Fot. Durham Special Constabulary (zdjęcie poglądowe)

Kierowca ma dostać odszkodowanie od pracodawcy. Został napadnięty podczas kradzieży ładunku

Sąd Najwyższy rozstrzygał w sprawie truckera, który podczas trasy do Wielkiej Brytanii został napadnięty. Zgodnie z orzeczeniem przewoźnik nie dopełnił jednego z istotnych obowiązków.

Ten artykuł przeczytasz w 3 minuty

Sąd Najwyższy w Hiszpanii potwierdził decyzję Sądu Najwyższego Andaluzji, który zasądził wypłatę odszkodowania dla kierowcy napadniętego podczas kradzieży ładunku. Z pojazdu czterech sprawców ukradło narkotyki i tytoń przewożone nieświadomie przez truckera. 

Do napaści i rabunku doszło w Wielkiej Brytanii w 2017 r. Mężczyzna realizował przewóz na rzecz osoby trzeciej, która zleciła hiszpańskiej firmie transport na Wyspy. Trucker ruszył przez Francję do Wielkiej Brytanii, gdzie dotarł w sobotę 16 grudnia. 

Na rozładunek musiał czekać do poniedziałku, jednak w niedzielę wieczorem został zaatakowany przez cztery niezidentyfikowane osoby. Wewnątrz ładunku ciężarówek ukryta była znaczna ilość narkotyków i tytoniu, których szukali przestępcy. W wyniku odniesionych obrażeń, które spowodowały trwały uszczerbek na zdrowiu, mężczyzna nie był już w stanie kontynuować pracy za kierownicą ciężarówki. Pozwał więc swojego pracodawcę o odszkodowanie, jednak Sąd Socjalny w Kordobie oddalił powództwo pracownika, uznając, że zarówno rabunku, jak i jego konsekwencji, nie można przypisać firmie ani jej ubezpieczycielowi, ponieważ było to zdarzenie „którego nie można było przewidzieć”.

Dopiero po odwołaniu od tego wyroku Sąd Najwyższy w Andaluzji zdecydował, że przewoźnik ma wypłacić kierowcy zadośćuczynienie.
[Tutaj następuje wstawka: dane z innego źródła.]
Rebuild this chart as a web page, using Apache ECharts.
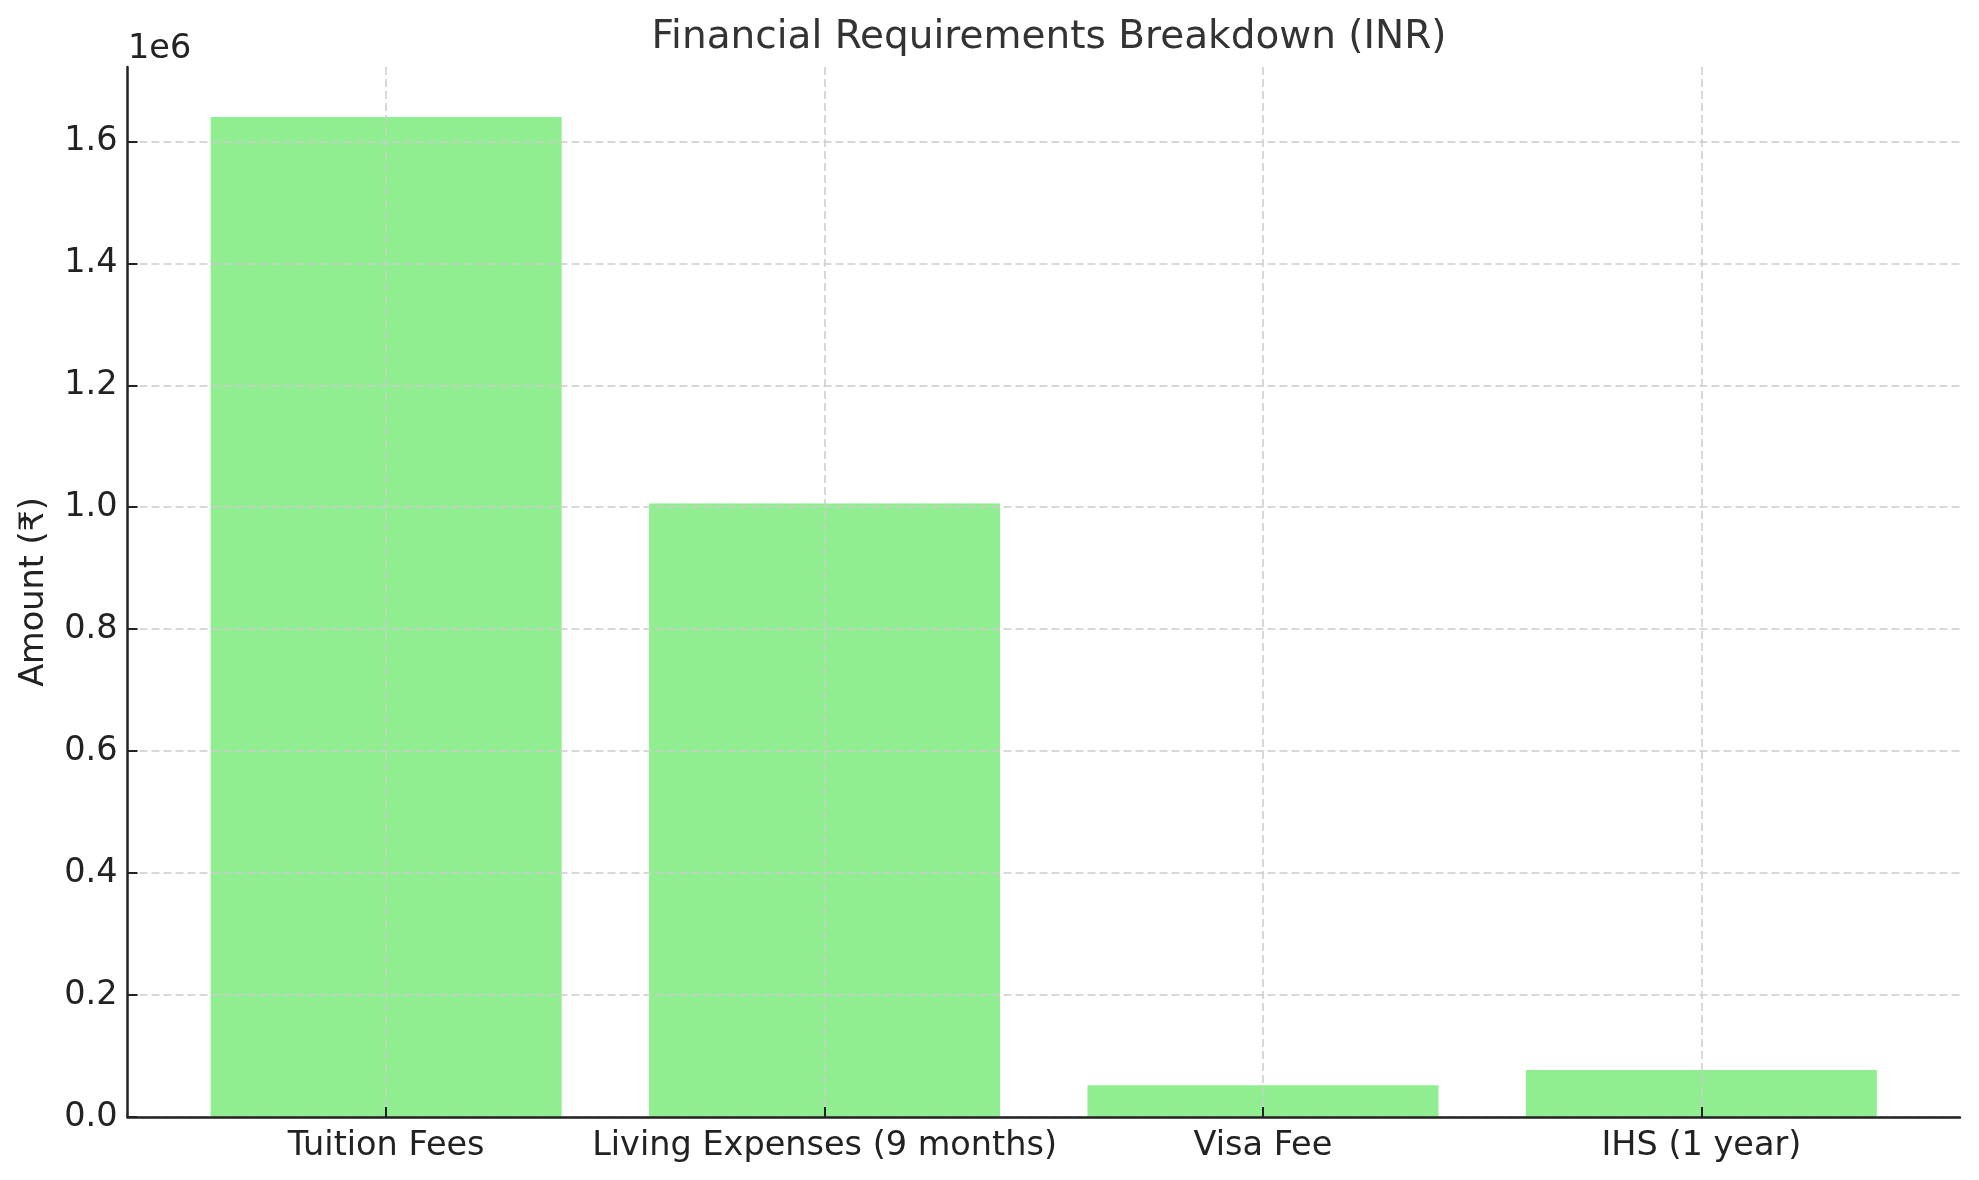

Sędzia podkreślił w wyroku, że firma “nie poinformowała pracownika o środkach zapobiegawczych podczas samotnej trasy” – donosi hiszpański dziennik “Cordopolis”. Orzeczenie to, po apelacji pracodawcy, utrzymał niedawno w mocy Sąd Najwyższy również uznając, że przewoźnik nie poinformował truckera o środkach zapobiegawczych, które ten powinien był zastosować. 

Brak twardego dowodu

Zarówno Sąd Najwyższy Andaluzji, jak i hiszpański Sąd Najwyższy podkreśliły, że Plan Zapobiegania Ryzyku Zawodowemu ustanawia, w obliczu zagrożeń tego typu, pewne środki, takie jak konkretne zalecenia dotyczące zarówno unikania parkowania w odosobnionych obszarach, pozbawionych oświetlenia, jak i dopuszczalnych sposobów nawiązywania kontaktu z agresorami – donosi “Cordopolis”.

Wprawdzie sąd nie stwierdził związku między napaścią a wykonywaną przez kierowcę pracą, jednak przedsiębiorca musi zapłacić odszkodowanie, ponieważ nie jest w stanie udowodnić, że poinformował pracownika o wspomnianych wyżej środkach zapobiegawczych. Chociaż oba sądy ustaliły, że pracownik podpisał dokument wskazujący, że otrzymał różne instrukcje zawierające  informacje o zagrożeniach i podstawowych środkach bezpieczeństwa w miejscu pracy, to nie jest znana dokładna treść tych instrukcji. Kwota odszkodowania, jakie przysługuje kierowcy nie została podana do informacji. 

Od wyroku Sądu Najwyższego nie przysługuje odwołanie.